Ecological connectivity has become a cornerstone of conservation science and practice. Since the introduction of wildlife corridors as a game management strategy in the early 20th century, followed by the recognition of connectivity as a fundamental element of landscape structure in the 1990’s, well over 1,000 scientific papers on corridors and connectivity have been published in the fields of biodiversity conservation and ecology. During this time, habitat loss and fragmentation have widely been agreed to constitute the single greatest threat to biodiversity worldwide, and climate change is expected to exacerbate these effects, as species’ ranges must shift across fragmented landscapes to track suitable conditions. Although protected areas such as national parks have long been the primary focus of conservation, it is now widely understood that isolated reserves will not be sufficient to sustain some species and communities in the face of these combined threats. Land use modification around protected areas has reduced their ecological function via a range of mechanisms linking them to the degraded ecosystems that surround them, and specific climate envelopes for many species currently supported by reserves are expected to shift beyond reserve boundaries.

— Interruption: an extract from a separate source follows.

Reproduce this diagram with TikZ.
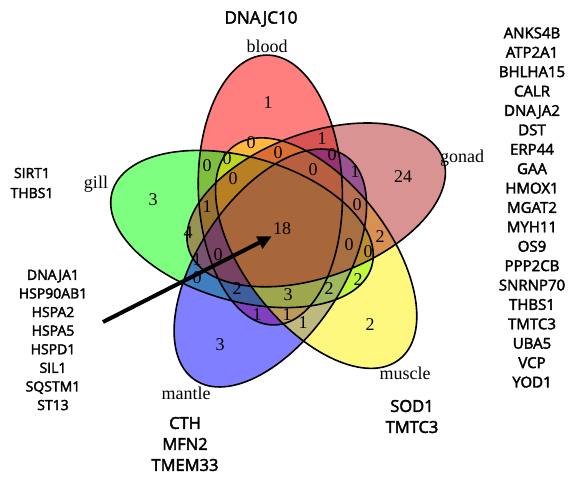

Corridors are intended to mitigate the effects of land use and climate change by facilitating movement of individuals among patchy resources and among populations, providing buffering effects from local extinction processes, supporting gene flow and thus genetic diversity, maintaining ecological processes such as migration, and enabling species and ecological community adaptation in response to climate change. Conservation strategies that maintain biodiversity in human-modified landscapes beyond protected area borders, particularly those aiming to maintain or restore connectivity between remaining habitat patches, are now considered critical in the face of future landscape change (Plassmann et al 2016: 44).
Plassmann, G., Kohler, Y., Badura, M.,Walzer, C. (2016): Alpine Nature 2030. Creating [ecological] connectivity for generations to come. Published by: Federal Ministry for the Environment, Nature Conservation, Building and Nuclear Safety (BMUB).